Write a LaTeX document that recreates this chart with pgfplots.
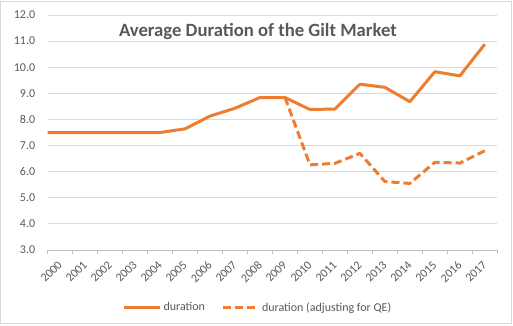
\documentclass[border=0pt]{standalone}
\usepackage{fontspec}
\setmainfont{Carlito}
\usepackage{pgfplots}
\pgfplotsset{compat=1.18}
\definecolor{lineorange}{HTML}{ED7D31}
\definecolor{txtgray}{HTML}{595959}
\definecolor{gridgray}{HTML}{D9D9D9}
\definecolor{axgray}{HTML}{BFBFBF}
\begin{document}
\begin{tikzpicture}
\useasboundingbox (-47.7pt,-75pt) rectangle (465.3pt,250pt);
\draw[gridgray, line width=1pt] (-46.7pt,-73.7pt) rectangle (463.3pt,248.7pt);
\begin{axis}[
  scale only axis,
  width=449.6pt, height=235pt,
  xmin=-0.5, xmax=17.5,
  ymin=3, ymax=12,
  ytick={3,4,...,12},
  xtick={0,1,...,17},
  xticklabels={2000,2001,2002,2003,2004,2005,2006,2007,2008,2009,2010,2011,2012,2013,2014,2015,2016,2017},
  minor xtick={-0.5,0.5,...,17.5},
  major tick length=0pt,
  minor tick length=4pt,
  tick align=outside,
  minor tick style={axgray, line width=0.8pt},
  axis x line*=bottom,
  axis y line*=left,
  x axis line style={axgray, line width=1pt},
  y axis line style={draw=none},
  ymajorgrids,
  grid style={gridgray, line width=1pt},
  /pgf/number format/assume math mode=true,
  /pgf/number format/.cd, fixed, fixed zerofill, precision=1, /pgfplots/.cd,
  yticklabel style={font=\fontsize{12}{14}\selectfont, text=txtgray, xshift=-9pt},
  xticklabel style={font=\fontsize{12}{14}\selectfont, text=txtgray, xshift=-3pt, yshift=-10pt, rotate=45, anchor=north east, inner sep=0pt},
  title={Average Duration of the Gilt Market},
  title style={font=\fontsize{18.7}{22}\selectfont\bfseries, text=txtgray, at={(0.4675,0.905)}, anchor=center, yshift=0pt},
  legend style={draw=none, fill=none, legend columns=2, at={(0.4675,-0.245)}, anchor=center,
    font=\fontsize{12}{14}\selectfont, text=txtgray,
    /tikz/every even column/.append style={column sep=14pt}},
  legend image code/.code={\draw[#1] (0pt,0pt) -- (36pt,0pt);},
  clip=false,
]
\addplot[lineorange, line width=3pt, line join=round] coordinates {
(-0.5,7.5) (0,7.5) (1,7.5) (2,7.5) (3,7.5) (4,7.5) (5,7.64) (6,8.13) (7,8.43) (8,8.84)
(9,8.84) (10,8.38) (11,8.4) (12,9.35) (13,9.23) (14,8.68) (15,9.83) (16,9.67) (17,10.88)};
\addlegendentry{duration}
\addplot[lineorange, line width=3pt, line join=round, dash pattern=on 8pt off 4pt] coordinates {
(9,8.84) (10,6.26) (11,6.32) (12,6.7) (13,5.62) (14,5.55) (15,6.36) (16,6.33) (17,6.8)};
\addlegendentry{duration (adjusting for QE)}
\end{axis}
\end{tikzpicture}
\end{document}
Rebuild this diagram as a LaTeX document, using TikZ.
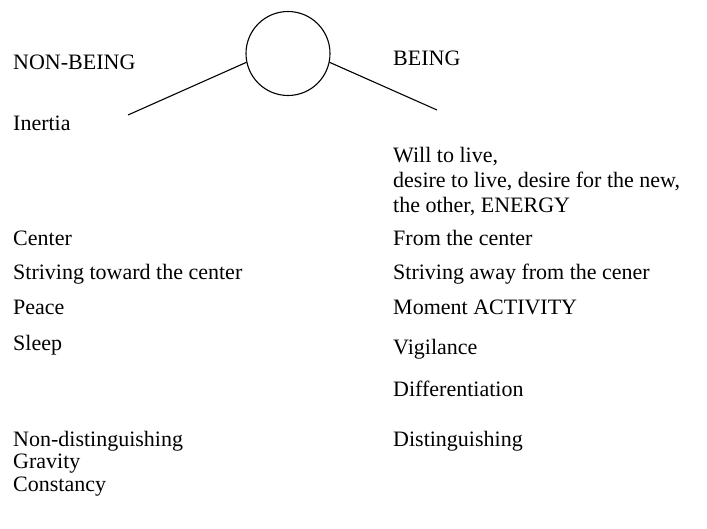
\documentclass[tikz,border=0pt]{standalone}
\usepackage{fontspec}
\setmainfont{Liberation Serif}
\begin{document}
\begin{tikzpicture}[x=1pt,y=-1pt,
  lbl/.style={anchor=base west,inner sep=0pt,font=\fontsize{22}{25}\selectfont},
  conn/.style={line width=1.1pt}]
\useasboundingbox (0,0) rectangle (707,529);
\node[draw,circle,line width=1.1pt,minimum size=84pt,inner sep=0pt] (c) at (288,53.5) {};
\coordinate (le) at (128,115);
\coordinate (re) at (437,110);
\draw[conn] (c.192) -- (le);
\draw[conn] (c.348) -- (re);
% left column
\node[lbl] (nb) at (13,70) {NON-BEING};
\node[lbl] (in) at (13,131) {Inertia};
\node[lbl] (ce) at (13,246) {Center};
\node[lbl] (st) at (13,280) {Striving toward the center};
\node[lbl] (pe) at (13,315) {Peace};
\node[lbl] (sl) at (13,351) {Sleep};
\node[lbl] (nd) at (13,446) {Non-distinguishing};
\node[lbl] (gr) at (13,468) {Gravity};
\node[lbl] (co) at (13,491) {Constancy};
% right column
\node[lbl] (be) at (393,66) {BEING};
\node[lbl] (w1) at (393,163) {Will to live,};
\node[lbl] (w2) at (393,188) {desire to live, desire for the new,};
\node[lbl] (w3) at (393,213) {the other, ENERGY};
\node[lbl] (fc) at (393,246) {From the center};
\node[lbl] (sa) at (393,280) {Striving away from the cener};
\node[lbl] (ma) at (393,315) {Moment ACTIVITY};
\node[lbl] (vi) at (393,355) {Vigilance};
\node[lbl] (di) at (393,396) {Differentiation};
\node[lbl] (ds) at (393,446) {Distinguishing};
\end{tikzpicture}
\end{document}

### [GOAL OF THE EXERCISE]
Restate each of the entries above word for word and skip every image.

### [SOLVED PROBLEM]
Write a LaTeX document that recreates this chart with pgfplots.
\documentclass[border=0pt]{standalone}
\usepackage{fontspec}
\setmainfont{Carlito}
\usepackage{pgfplots}
\pgfplotsset{compat=1.18}
\definecolor{lineorange}{HTML}{ED7D31}
\definecolor{txtgray}{HTML}{595959}
\definecolor{gridgray}{HTML}{D9D9D9}
\definecolor{axgray}{HTML}{BFBFBF}
\begin{document}
\begin{tikzpicture}
\useasboundingbox (-47.7pt,-75pt) rectangle (465.3pt,250pt);
\draw[gridgray, line width=1pt] (-46.7pt,-73.7pt) rectangle (463.3pt,248.7pt);
\begin{axis}[
  scale only axis,
  width=449.6pt, height=235pt,
  xmin=-0.5, xmax=17.5,
  ymin=3, ymax=12,
  ytick={3,4,...,12},
  xtick={0,1,...,17},
  xticklabels={2000,2001,2002,2003,2004,2005,2006,2007,2008,2009,2010,2011,2012,2013,2014,2015,2016,2017},
  minor xtick={-0.5,0.5,...,17.5},
  major tick length=0pt,
  minor tick length=4pt,
  tick align=outside,
  minor tick style={axgray, line width=0.8pt},
  axis x line*=bottom,
  axis y line*=left,
  x axis line style={axgray, line width=1pt},
  y axis line style={draw=none},
  ymajorgrids,
  grid style={gridgray, line width=1pt},
  /pgf/number format/assume math mode=true,
  /pgf/number format/.cd, fixed, fixed zerofill, precision=1, /pgfplots/.cd,
  yticklabel style={font=\fontsize{12}{14}\selectfont, text=txtgray, xshift=-9pt},
  xticklabel style={font=\fontsize{12}{14}\selectfont, text=txtgray, xshift=-3pt, yshift=-10pt, rotate=45, anchor=north east, inner sep=0pt},
  title={Average Duration of the Gilt Market},
  title style={font=\fontsize{18.7}{22}\selectfont\bfseries, text=txtgray, at={(0.4675,0.905)}, anchor=center, yshift=0pt},
  legend style={draw=none, fill=none, legend columns=2, at={(0.4675,-0.245)}, anchor=center,
    font=\fontsize{12}{14}\selectfont, text=txtgray,
    /tikz/every even column/.append style={column sep=14pt}},
  legend image code/.code={\draw[#1] (0pt,0pt) -- (36pt,0pt);},
  clip=false,
]
\addplot[lineorange, line width=3pt, line join=round] coordinates {
(-0.5,7.5) (0,7.5) (1,7.5) (2,7.5) (3,7.5) (4,7.5) (5,7.64) (6,8.13) (7,8.43) (8,8.84)
(9,8.84) (10,8.38) (11,8.4) (12,9.35) (13,9.23) (14,8.68) (15,9.83) (16,9.67) (17,10.88)};
\addlegendentry{duration}
\addplot[lineorange, line width=3pt, line join=round, dash pattern=on 8pt off 4pt] coordinates {
(9,8.84) (10,6.26) (11,6.32) (12,6.7) (13,5.62) (14,5.55) (15,6.36) (16,6.33) (17,6.8)};
\addlegendentry{duration (adjusting for QE)}
\end{axis}
\end{tikzpicture}
\end{document}
Rebuild this diagram as a LaTeX document, using TikZ.
\documentclass[tikz,border=0pt]{standalone}
\usepackage{fontspec}
\setmainfont{Liberation Serif}
\begin{document}
\begin{tikzpicture}[x=1pt,y=-1pt,
  lbl/.style={anchor=base west,inner sep=0pt,font=\fontsize{22}{25}\selectfont},
  conn/.style={line width=1.1pt}]
\useasboundingbox (0,0) rectangle (707,529);
\node[draw,circle,line width=1.1pt,minimum size=84pt,inner sep=0pt] (c) at (288,53.5) {};
\coordinate (le) at (128,115);
\coordinate (re) at (437,110);
\draw[conn] (c.192) -- (le);
\draw[conn] (c.348) -- (re);
% left column
\node[lbl] (nb) at (13,70) {NON-BEING};
\node[lbl] (in) at (13,131) {Inertia};
\node[lbl] (ce) at (13,246) {Center};
\node[lbl] (st) at (13,280) {Striving toward the center};
\node[lbl] (pe) at (13,315) {Peace};
\node[lbl] (sl) at (13,351) {Sleep};
\node[lbl] (nd) at (13,446) {Non-distinguishing};
\node[lbl] (gr) at (13,468) {Gravity};
\node[lbl] (co) at (13,491) {Constancy};
% right column
\node[lbl] (be) at (393,66) {BEING};
\node[lbl] (w1) at (393,163) {Will to live,};
\node[lbl] (w2) at (393,188) {desire to live, desire for the new,};
\node[lbl] (w3) at (393,213) {the other, ENERGY};
\node[lbl] (fc) at (393,246) {From the center};
\node[lbl] (sa) at (393,280) {Striving away from the cener};
\node[lbl] (ma) at (393,315) {Moment ACTIVITY};
\node[lbl] (vi) at (393,355) {Vigilance};
\node[lbl] (di) at (393,396) {Differentiation};
\node[lbl] (ds) at (393,446) {Distinguishing};
\end{tikzpicture}
\end{document}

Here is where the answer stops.